The 60% customer concentration in Comcast and Charter is a key risk factor. Any changes in spending patterns from these two customers would significantly impact ITG's growth trajectory and validate or undermine the AI infrastructure thesis.

Frequently Asked Questions

Q: What does ITG actually do in the AI infrastructure stack?

A: ITG doesn't build AI systems or data centers directly. The company provides the physical network construction and maintenance services that connect data centers to the broader internet infrastructure. This includes laying fiber optic cable, building broadband networks, and maintaining the physical connectivity that allows AI workloads to move data at scale. As AI data centers proliferate, they need corresponding network capacity, which is where ITG operates.

Q: Why is ITG going public now instead of waiting for better market conditions?

A: The IPO market is showing renewed life after a prolonged slowdown, and companies are moving quickly to access this window before the traditional summer lull. ITG's timing also capitalizes on investor interest in AI infrastructure plays. With a $2.9 billion backlog and growth driven by AI data center expansion, the company has a compelling narrative for public markets. Oaktree Capital, which acquired ITG in 2021, likely sees this as an opportune exit window after building scale through 12 acquisitions.

Q: Is the 60% customer concentration in Comcast and Charter a deal-breaker for investors?

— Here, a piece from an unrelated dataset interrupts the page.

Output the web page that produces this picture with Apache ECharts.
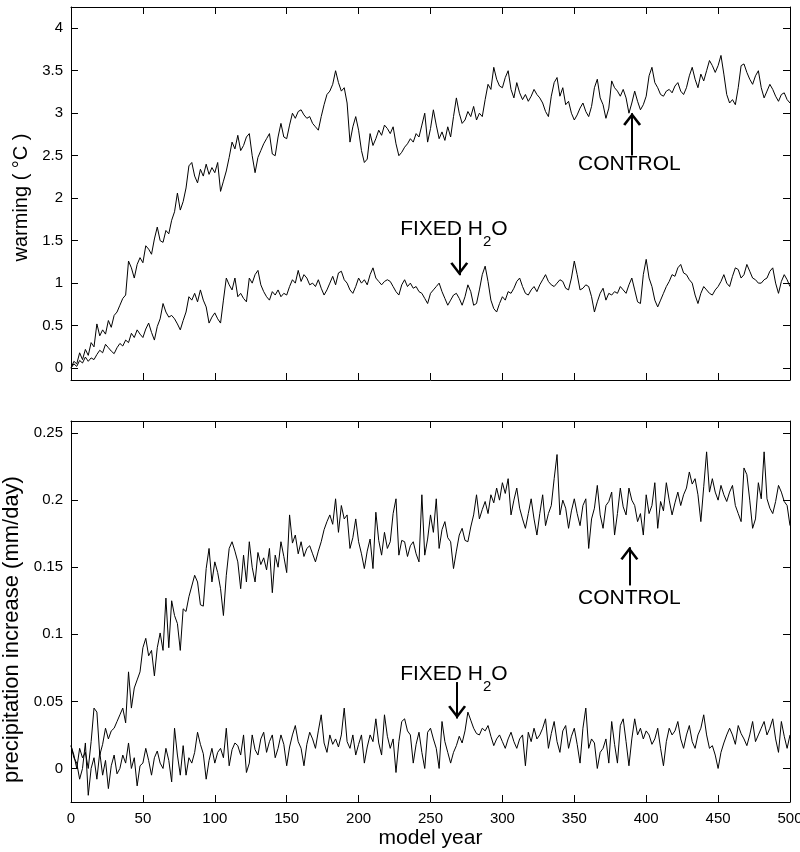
<!DOCTYPE html>
<html><head><meta charset="utf-8">
<script src="https://cdn.jsdelivr.net/npm/echarts@6/dist/echarts.min.js"></script>
<style>html,body{margin:0;padding:0;background:#fff}#c{width:800px;height:852px}</style>
</head><body><div id="c"></div>
<script>
// ---- data (one value every 2 model years, year 0..500) ----
const yearStep = 2;
const yearTicks = [0,50,100,150,200,250,300,350,400,450,500];
const warmTicks = [0,0.5,1,1.5,2,2.5,3,3.5,4];
const precipTicks = [0,0.05,0.1,0.15,0.2,0.25];

const warmControl = [
0.00,0.08,0.05,0.18,0.10,0.22,0.15,0.30,0.25,0.52,
0.38,0.45,0.40,0.56,0.48,0.62,0.66,0.74,0.82,0.86,
1.26,1.18,1.06,1.22,1.30,1.24,1.44,1.40,1.34,1.52,
1.66,1.50,1.48,1.62,1.58,1.74,1.84,2.06,1.86,1.96,
2.12,2.38,2.42,2.26,2.18,2.34,2.26,2.40,2.28,2.36,
2.30,2.42,2.08,2.20,2.32,2.48,2.66,2.58,2.74,2.56,
2.62,2.72,2.76,2.50,2.30,2.48,2.56,2.64,2.70,2.76,
2.52,2.50,2.72,2.88,2.72,2.70,2.86,3.00,2.94,3.02,
3.04,2.98,2.94,2.96,2.88,2.84,2.80,2.96,3.10,3.22,
3.26,3.34,3.50,3.36,3.26,3.30,3.12,2.66,2.84,2.96,
2.80,2.56,2.42,2.46,2.76,2.62,2.70,2.80,2.74,2.86,
2.82,2.76,2.84,2.64,2.50,2.54,2.60,2.64,2.70,2.66,
2.76,2.72,2.86,3.00,2.66,2.82,3.04,2.86,2.70,2.78,
2.68,2.84,2.72,2.96,3.18,3.00,2.88,2.92,3.02,2.96,
3.08,2.92,3.00,2.96,3.16,3.34,3.28,3.54,3.40,3.32,
3.30,3.42,3.50,3.28,3.18,3.36,3.24,3.16,3.22,3.14,
3.20,3.28,3.22,3.18,3.12,3.02,2.96,3.20,3.36,3.42,
3.20,3.30,3.10,3.14,3.00,2.92,2.98,3.06,3.12,3.02,
2.96,3.08,3.30,3.40,3.18,3.10,2.94,3.06,3.38,3.30,
3.26,3.20,3.28,3.18,3.00,3.12,3.26,3.14,3.04,3.10,
3.20,3.44,3.54,3.36,3.30,3.22,3.20,3.26,3.28,3.24,
3.32,3.36,3.26,3.22,3.30,3.44,3.54,3.40,3.30,3.46,
3.38,3.50,3.62,3.56,3.48,3.56,3.68,3.46,3.22,3.12,
3.16,3.10,3.30,3.56,3.58,3.48,3.40,3.34,3.44,3.50,
3.30,3.18,3.26,3.34,3.28,3.20,3.14,3.22,3.24,3.16,
3.12];

const warmFixed = [
0.00,0.05,0.02,0.09,0.06,0.13,0.08,0.12,0.10,0.16,
0.21,0.18,0.28,0.24,0.20,0.17,0.24,0.29,0.26,0.33,
0.30,0.41,0.36,0.45,0.40,0.36,0.46,0.53,0.42,0.33,
0.49,0.58,0.76,0.66,0.60,0.62,0.58,0.52,0.45,0.56,
0.66,0.84,0.80,0.88,0.78,0.92,0.80,0.72,0.53,0.60,
0.65,0.58,0.53,0.80,1.06,0.98,0.92,1.06,0.84,0.88,
0.82,0.78,1.06,1.00,1.10,1.15,0.98,0.90,0.84,0.80,
0.90,0.86,0.92,0.84,0.88,0.86,0.96,1.04,1.00,1.15,
1.02,1.10,1.06,0.98,1.00,0.96,1.04,0.94,0.86,0.92,
1.00,1.08,0.98,1.12,1.14,1.04,1.00,0.92,0.88,0.96,
1.06,1.00,1.04,0.98,1.10,1.18,1.06,1.02,0.98,1.02,
1.04,1.02,0.96,0.90,0.86,0.98,1.04,0.96,1.00,0.94,
0.96,0.90,0.88,0.82,0.76,0.88,0.92,0.96,1.00,0.90,
0.82,0.74,0.80,0.86,0.88,0.82,0.74,0.84,0.98,0.90,
0.74,0.76,0.92,1.10,1.20,1.02,0.80,0.70,0.66,0.76,
0.84,0.80,0.90,0.88,0.94,1.02,1.06,0.96,0.88,0.86,
0.92,0.96,0.90,0.98,1.04,1.10,1.02,0.98,0.96,1.00,
1.04,1.02,0.94,0.92,1.06,1.26,1.10,0.92,0.94,0.98,
0.96,0.84,0.66,0.78,0.88,0.94,0.80,0.88,0.86,0.90,
0.88,0.96,0.92,0.88,0.98,1.06,0.92,0.78,0.76,1.10,
1.28,1.06,0.96,0.80,0.72,0.80,0.88,0.96,1.02,1.10,
1.08,1.18,1.22,1.12,1.10,1.04,1.00,0.86,0.76,0.88,
0.96,0.92,0.88,0.86,0.92,0.96,1.02,1.10,1.00,0.96,
1.08,1.18,1.16,1.06,1.10,1.22,1.14,1.06,1.04,1.00,
1.00,1.04,1.06,1.14,1.18,1.00,0.88,1.02,1.10,1.04,
0.96];

const precipControl = [
0.017,0.010,0.000,0.015,0.008,0.012,0.000,0.020,0.045,0.042,
0.010,0.018,0.030,0.022,0.028,0.030,0.035,0.040,0.045,0.034,
0.072,0.045,0.060,0.066,0.072,0.090,0.097,0.084,0.088,0.069,
0.090,0.101,0.088,0.127,0.090,0.125,0.114,0.108,0.088,0.119,
0.117,0.128,0.136,0.144,0.139,0.122,0.121,0.149,0.164,0.139,
0.154,0.146,0.134,0.114,0.144,0.164,0.169,0.162,0.154,0.134,
0.159,0.139,0.169,0.150,0.139,0.161,0.152,0.157,0.148,0.164,
0.131,0.159,0.150,0.169,0.158,0.146,0.189,0.168,0.174,0.160,
0.169,0.158,0.164,0.166,0.160,0.154,0.162,0.169,0.178,0.184,
0.189,0.182,0.201,0.176,0.196,0.186,0.189,0.164,0.172,0.186,
0.169,0.160,0.149,0.162,0.171,0.149,0.191,0.170,0.159,0.176,
0.164,0.169,0.190,0.201,0.159,0.170,0.169,0.158,0.166,0.169,
0.160,0.154,0.204,0.159,0.171,0.189,0.176,0.201,0.164,0.178,
0.184,0.172,0.169,0.149,0.162,0.174,0.179,0.170,0.169,0.180,
0.189,0.204,0.186,0.193,0.199,0.190,0.204,0.198,0.209,0.200,
0.213,0.205,0.216,0.189,0.200,0.209,0.194,0.186,0.179,0.190,
0.201,0.186,0.174,0.190,0.204,0.181,0.190,0.196,0.216,0.234,
0.189,0.200,0.194,0.179,0.192,0.201,0.190,0.181,0.196,0.201,
0.164,0.186,0.194,0.211,0.189,0.179,0.196,0.199,0.206,0.174,
0.190,0.209,0.195,0.189,0.209,0.200,0.196,0.184,0.190,0.174,
0.204,0.190,0.196,0.213,0.179,0.199,0.192,0.213,0.200,0.189,
0.198,0.206,0.196,0.204,0.209,0.221,0.212,0.216,0.204,0.184,
0.210,0.236,0.206,0.216,0.206,0.200,0.211,0.204,0.199,0.206,
0.211,0.196,0.190,0.184,0.224,0.219,0.200,0.179,0.186,0.213,
0.201,0.236,0.201,0.194,0.190,0.199,0.211,0.206,0.199,0.196,
0.181];

const precipFixed = [
0.017,0.008,0.004,-0.008,0.000,0.019,-0.020,0.000,0.008,-0.008,
0.012,-0.005,0.006,-0.015,0.002,0.010,-0.004,0.000,0.010,0.004,
0.019,0.000,0.008,-0.013,0.002,0.004,0.015,0.006,-0.005,0.008,
0.013,0.004,0.000,0.015,0.006,-0.010,0.030,0.010,-0.005,0.017,
-0.005,0.008,0.004,0.012,0.027,0.018,0.011,-0.008,0.006,0.015,
0.004,0.012,0.015,0.008,0.030,0.002,0.014,0.019,0.017,0.010,
0.025,-0.003,0.004,0.025,0.014,0.010,0.022,0.027,0.012,0.020,
0.025,0.008,0.015,0.025,0.018,0.002,0.016,0.025,0.032,0.020,
0.015,0.002,0.018,0.027,0.022,0.015,0.028,0.040,0.019,0.012,
0.025,0.018,0.022,0.016,0.025,0.045,0.020,0.015,0.025,0.010,
0.018,0.025,0.004,0.016,0.025,0.020,0.037,0.019,0.010,0.040,
0.024,0.015,0.022,-0.003,0.020,0.035,0.037,0.028,0.025,0.004,
0.018,0.027,0.012,0.000,0.027,0.030,0.022,0.015,0.000,0.035,
0.020,0.012,0.004,0.012,0.017,0.024,0.019,0.028,0.042,0.036,
0.030,0.026,0.025,0.030,0.028,0.032,0.024,0.017,0.022,0.025,
0.020,0.015,0.022,0.027,0.020,0.015,0.022,0.025,0.002,0.027,
0.020,0.030,0.022,0.025,0.030,0.037,0.015,0.026,0.035,0.020,
0.012,0.028,0.032,0.015,0.024,0.030,0.018,0.004,0.030,0.045,
0.015,0.022,0.019,0.000,0.012,0.015,0.022,0.004,0.035,0.018,
0.004,0.032,0.037,0.020,0.002,0.022,0.037,0.025,0.030,0.022,
0.028,0.025,0.018,0.022,0.030,0.015,0.002,0.020,0.030,0.025,
0.028,0.035,0.022,0.015,0.025,0.032,0.020,0.015,0.025,0.030,
0.040,0.025,0.015,0.017,0.010,0.000,0.012,0.019,0.025,0.030,
0.025,0.018,0.032,0.026,0.022,0.017,0.025,0.035,0.020,0.025,
0.030,0.035,0.025,0.030,0.037,0.022,0.012,0.035,0.024,0.015,
0.025];

// ---- chart ----
const FONT = '"Liberation Sans", Arial, Helvetica, sans-serif';
const pairs = arr => arr.map((v, i) => [i * yearStep, v]);
const CHEVRON = 'path://M50,0 L100,86 L88,96 L50,30 L12,96 L0,86 Z';

function xAx(grid, pos, showLabels) {
  return {
    type: 'value', gridIndex: grid, position: pos, min: 0, max: 500, interval: 50,
    axisLine: { show: true, onZero: false, lineStyle: { color: '#000', width: 1 } },
    axisTick: { show: true, inside: true, length: 7, lineStyle: { color: '#000' }, customValues: yearTicks },
    axisLabel: { show: showLabels, color: '#000', fontSize: 15, fontFamily: FONT, margin: 9, customValues: yearTicks },
    splitLine: { show: false },
    name: showLabels ? 'model year' : '', nameLocation: 'middle', nameGap: 26,
    nameTextStyle: { color: '#000', fontSize: 21, fontFamily: FONT }
  };
}
function yAx(grid, pos, min, max, ticks, showLabels, name, nameSize, namePad) {
  return {
    type: 'value', gridIndex: grid, position: pos, min: min, max: max,
    axisLine: { show: true, onZero: false, lineStyle: { color: '#000', width: 1 } },
    axisTick: { show: true, inside: true, length: 7, lineStyle: { color: '#000' }, customValues: ticks },
    axisLabel: { show: showLabels, color: '#000', fontSize: 15, fontFamily: FONT, margin: 8, customValues: ticks },
    splitLine: { show: false },
    name: showLabels ? name : '', nameLocation: 'middle', nameGap: 23, nameRotate: 90,
    nameTextStyle: { color: '#000', fontSize: nameSize || 20, fontFamily: FONT, padding: namePad || 0 }
  };
}
// arrow: shaft from tail to tip, chevron head centred a little before the tip
function arrow(x, yTail, yTip, yHead) {
  return {
    silent: true, animation: false, symbol: ['none', 'none'], symbolSize: [18, 13],
    lineStyle: { color: '#000', width: 2, type: 'solid' }, label: { show: false },
    emphasis: { disabled: true },
    data: [
      [{ coord: [x, yTail] }, { coord: [x, yTip] }],
      [{ coord: [x, yTail], symbol: 'none' }, { coord: [x, yHead], symbol: CHEVRON }]
    ]
  };
}
const labelRich = {
  a: { fontSize: 21, fontFamily: FONT, color: '#000', lineHeight: 40 },
  b: { fontSize: 15, fontFamily: FONT, color: '#000', lineHeight: 40, verticalAlign: 'bottom' }
};
function textMark(x, y, fmt) {
  return {
    silent: true, animation: false, symbol: 'circle', symbolSize: 0,
    itemStyle: { color: 'transparent' },
    label: { show: true, position: 'inside', formatter: fmt, rich: labelRich },
    data: [{ coord: [x, y] }]
  };
}
function lineSeries(arr, axIdx, extra) {
  return Object.assign({
    type: 'line', data: pairs(arr), xAxisIndex: axIdx, yAxisIndex: axIdx,
    showSymbol: false, symbol: 'none', silent: true, animation: false,
    lineStyle: { color: '#000', width: 1 }, emphasis: { disabled: true }
  }, extra);
}

const chart = echarts.init(document.getElementById('c'), null, { renderer: 'canvas' });
chart.setOption({
  backgroundColor: '#fff',
  animation: false,
  grid: [
    { left: 71, right: 10, top: 7, height: 373, containLabel: false, outerBoundsMode: 'none' },
    { left: 71, right: 10, top: 421, height: 381, containLabel: false, outerBoundsMode: 'none' }
  ],
  xAxis: [xAx(0, 'bottom', false), xAx(0, 'top', false), xAx(1, 'bottom', true), xAx(1, 'top', false)],
  yAxis: [
    yAx(0, 'left', -0.14, 4.25, warmTicks, true, 'warming ( °C )', 20, [0, 8, 0, 0]),
    yAx(0, 'right', -0.14, 4.25, warmTicks, false, ''),
    yAx(1, 'left', -0.025, 0.259, precipTicks, true, 'precipitation increase (mm/day)', 22, [0, 36, 0, 0]),
    yAx(1, 'right', -0.025, 0.259, precipTicks, false, '')
  ],
  series: [
    lineSeries(warmControl, 0, { markLine: arrow(390.2, 2.506, 3.0, 2.93), markPoint: textMark(388.3, 2.40, '{a|CONTROL}') }),
    lineSeries(warmFixed, 0, { markLine: arrow(270, 1.541, 1.094, 1.17), markPoint: textMark(266.3, 1.635, '{a|FIXED H}{b|2}{a|O}') }),
    lineSeries(precipControl, 2, { markLine: arrow(388.3, 0.1365, 0.1649, 0.1602), markPoint: textMark(388.3, 0.1272, '{a|CONTROL}') }),
    lineSeries(precipFixed, 2, { markLine: arrow(268.5, 0.0642, 0.0373, 0.0421), markPoint: textMark(266.3, 0.0705, '{a|FIXED H}{b|2}{a|O}') })
  ]
});
</script></body></html>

A: It's a significant risk factor that will affect valuation, but not necessarily a deal-breaker. Large anchor customers provide revenue visibility and steady work, which infrastructure investors value. However, it also means ITG's growth is heavily dependent on two companies' spending decisions. If either Comcast or Charter cuts infrastructure spending or shifts to competitors, ITG's financials would take an immediate hit. Investors will want to see the company diversify its customer base post-IPO, particularly by adding more data center operators and hyperscalers to reduce concentration risk.